● AIM OF THE TASK: Reproduce each line exactly.

● INFORMATION PROVIDED:
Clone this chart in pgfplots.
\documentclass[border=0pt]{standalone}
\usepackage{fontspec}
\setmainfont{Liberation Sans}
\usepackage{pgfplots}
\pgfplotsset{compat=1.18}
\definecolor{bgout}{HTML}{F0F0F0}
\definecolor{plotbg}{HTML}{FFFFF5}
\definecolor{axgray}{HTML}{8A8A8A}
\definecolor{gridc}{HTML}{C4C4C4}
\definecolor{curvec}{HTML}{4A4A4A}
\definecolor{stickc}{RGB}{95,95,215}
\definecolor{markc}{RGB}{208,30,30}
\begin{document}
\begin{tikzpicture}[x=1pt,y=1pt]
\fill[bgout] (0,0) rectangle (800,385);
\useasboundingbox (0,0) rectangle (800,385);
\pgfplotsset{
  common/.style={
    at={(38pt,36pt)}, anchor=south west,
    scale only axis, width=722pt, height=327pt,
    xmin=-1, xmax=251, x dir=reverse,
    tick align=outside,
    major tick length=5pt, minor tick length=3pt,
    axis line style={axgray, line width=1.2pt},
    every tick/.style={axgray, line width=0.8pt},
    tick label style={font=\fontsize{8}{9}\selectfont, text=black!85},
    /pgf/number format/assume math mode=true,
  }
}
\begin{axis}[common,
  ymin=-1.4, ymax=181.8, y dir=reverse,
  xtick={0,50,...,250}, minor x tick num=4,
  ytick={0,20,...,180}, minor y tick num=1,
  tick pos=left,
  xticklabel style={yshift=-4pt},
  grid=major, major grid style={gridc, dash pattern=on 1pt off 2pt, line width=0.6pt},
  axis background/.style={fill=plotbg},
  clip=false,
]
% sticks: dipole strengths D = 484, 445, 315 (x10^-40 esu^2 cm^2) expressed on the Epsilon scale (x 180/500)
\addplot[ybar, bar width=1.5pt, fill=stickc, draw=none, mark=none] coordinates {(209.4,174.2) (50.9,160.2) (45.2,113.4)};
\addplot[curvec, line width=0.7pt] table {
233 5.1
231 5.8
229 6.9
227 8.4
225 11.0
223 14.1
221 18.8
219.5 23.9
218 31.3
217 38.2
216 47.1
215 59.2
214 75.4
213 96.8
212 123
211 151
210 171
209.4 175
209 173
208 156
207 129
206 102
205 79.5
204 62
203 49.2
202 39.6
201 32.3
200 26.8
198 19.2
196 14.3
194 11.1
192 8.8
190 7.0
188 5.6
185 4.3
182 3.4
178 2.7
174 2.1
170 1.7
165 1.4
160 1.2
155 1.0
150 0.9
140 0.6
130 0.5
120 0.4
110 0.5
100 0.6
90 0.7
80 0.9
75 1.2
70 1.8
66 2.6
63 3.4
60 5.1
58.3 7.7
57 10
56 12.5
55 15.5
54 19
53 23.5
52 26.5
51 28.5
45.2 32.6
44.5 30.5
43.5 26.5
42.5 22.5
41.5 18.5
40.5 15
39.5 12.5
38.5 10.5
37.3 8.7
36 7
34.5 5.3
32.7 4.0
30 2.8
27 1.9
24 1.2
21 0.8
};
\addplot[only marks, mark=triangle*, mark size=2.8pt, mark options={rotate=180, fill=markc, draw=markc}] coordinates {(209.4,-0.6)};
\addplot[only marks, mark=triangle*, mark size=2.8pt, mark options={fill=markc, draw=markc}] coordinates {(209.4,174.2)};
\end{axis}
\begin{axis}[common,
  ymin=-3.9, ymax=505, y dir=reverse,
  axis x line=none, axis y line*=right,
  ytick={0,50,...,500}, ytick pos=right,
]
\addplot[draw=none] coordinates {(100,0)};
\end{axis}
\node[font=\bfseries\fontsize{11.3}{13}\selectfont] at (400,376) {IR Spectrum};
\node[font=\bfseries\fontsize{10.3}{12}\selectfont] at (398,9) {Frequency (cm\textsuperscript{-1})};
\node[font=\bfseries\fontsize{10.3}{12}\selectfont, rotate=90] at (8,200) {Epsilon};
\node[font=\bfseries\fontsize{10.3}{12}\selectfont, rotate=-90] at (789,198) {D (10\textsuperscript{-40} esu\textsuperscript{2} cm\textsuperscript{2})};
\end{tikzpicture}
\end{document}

● WRITTEN RESPONSE:
Clone this chart in pgfplots.
\documentclass[border=0pt]{standalone}
\usepackage{fontspec}
\setmainfont{Liberation Sans}
\usepackage{pgfplots}
\pgfplotsset{compat=1.18}
\definecolor{bgout}{HTML}{F0F0F0}
\definecolor{plotbg}{HTML}{FFFFF5}
\definecolor{axgray}{HTML}{8A8A8A}
\definecolor{gridc}{HTML}{C4C4C4}
\definecolor{curvec}{HTML}{4A4A4A}
\definecolor{stickc}{RGB}{95,95,215}
\definecolor{markc}{RGB}{208,30,30}
\begin{document}
\begin{tikzpicture}[x=1pt,y=1pt]
\fill[bgout] (0,0) rectangle (800,385);
\useasboundingbox (0,0) rectangle (800,385);
\pgfplotsset{
  common/.style={
    at={(38pt,36pt)}, anchor=south west,
    scale only axis, width=722pt, height=327pt,
    xmin=-1, xmax=251, x dir=reverse,
    tick align=outside,
    major tick length=5pt, minor tick length=3pt,
    axis line style={axgray, line width=1.2pt},
    every tick/.style={axgray, line width=0.8pt},
    tick label style={font=\fontsize{8}{9}\selectfont, text=black!85},
    /pgf/number format/assume math mode=true,
  }
}
\begin{axis}[common,
  ymin=-1.4, ymax=181.8, y dir=reverse,
  xtick={0,50,...,250}, minor x tick num=4,
  ytick={0,20,...,180}, minor y tick num=1,
  tick pos=left,
  xticklabel style={yshift=-4pt},
  grid=major, major grid style={gridc, dash pattern=on 1pt off 2pt, line width=0.6pt},
  axis background/.style={fill=plotbg},
  clip=false,
]
% sticks: dipole strengths D = 484, 445, 315 (x10^-40 esu^2 cm^2) expressed on the Epsilon scale (x 180/500)
\addplot[ybar, bar width=1.5pt, fill=stickc, draw=none, mark=none] coordinates {(209.4,174.2) (50.9,160.2) (45.2,113.4)};
\addplot[curvec, line width=0.7pt] table {
233 5.1
231 5.8
229 6.9
227 8.4
225 11.0
223 14.1
221 18.8
219.5 23.9
218 31.3
217 38.2
216 47.1
215 59.2
214 75.4
213 96.8
212 123
211 151
210 171
209.4 175
209 173
208 156
207 129
206 102
205 79.5
204 62
203 49.2
202 39.6
201 32.3
200 26.8
198 19.2
196 14.3
194 11.1
192 8.8
190 7.0
188 5.6
185 4.3
182 3.4
178 2.7
174 2.1
170 1.7
165 1.4
160 1.2
155 1.0
150 0.9
140 0.6
130 0.5
120 0.4
110 0.5
100 0.6
90 0.7
80 0.9
75 1.2
70 1.8
66 2.6
63 3.4
60 5.1
58.3 7.7
57 10
56 12.5
55 15.5
54 19
53 23.5
52 26.5
51 28.5
45.2 32.6
44.5 30.5
43.5 26.5
42.5 22.5
41.5 18.5
40.5 15
39.5 12.5
38.5 10.5
37.3 8.7
36 7
34.5 5.3
32.7 4.0
30 2.8
27 1.9
24 1.2
21 0.8
};
\addplot[only marks, mark=triangle*, mark size=2.8pt, mark options={rotate=180, fill=markc, draw=markc}] coordinates {(209.4,-0.6)};
\addplot[only marks, mark=triangle*, mark size=2.8pt, mark options={fill=markc, draw=markc}] coordinates {(209.4,174.2)};
\end{axis}
\begin{axis}[common,
  ymin=-3.9, ymax=505, y dir=reverse,
  axis x line=none, axis y line*=right,
  ytick={0,50,...,500}, ytick pos=right,
]
\addplot[draw=none] coordinates {(100,0)};
\end{axis}
\node[font=\bfseries\fontsize{11.3}{13}\selectfont] at (400,376) {IR Spectrum};
\node[font=\bfseries\fontsize{10.3}{12}\selectfont] at (398,9) {Frequency (cm\textsuperscript{-1})};
\node[font=\bfseries\fontsize{10.3}{12}\selectfont, rotate=90] at (8,200) {Epsilon};
\node[font=\bfseries\fontsize{10.3}{12}\selectfont, rotate=-90] at (789,198) {D (10\textsuperscript{-40} esu\textsuperscript{2} cm\textsuperscript{2})};
\end{tikzpicture}
\end{document}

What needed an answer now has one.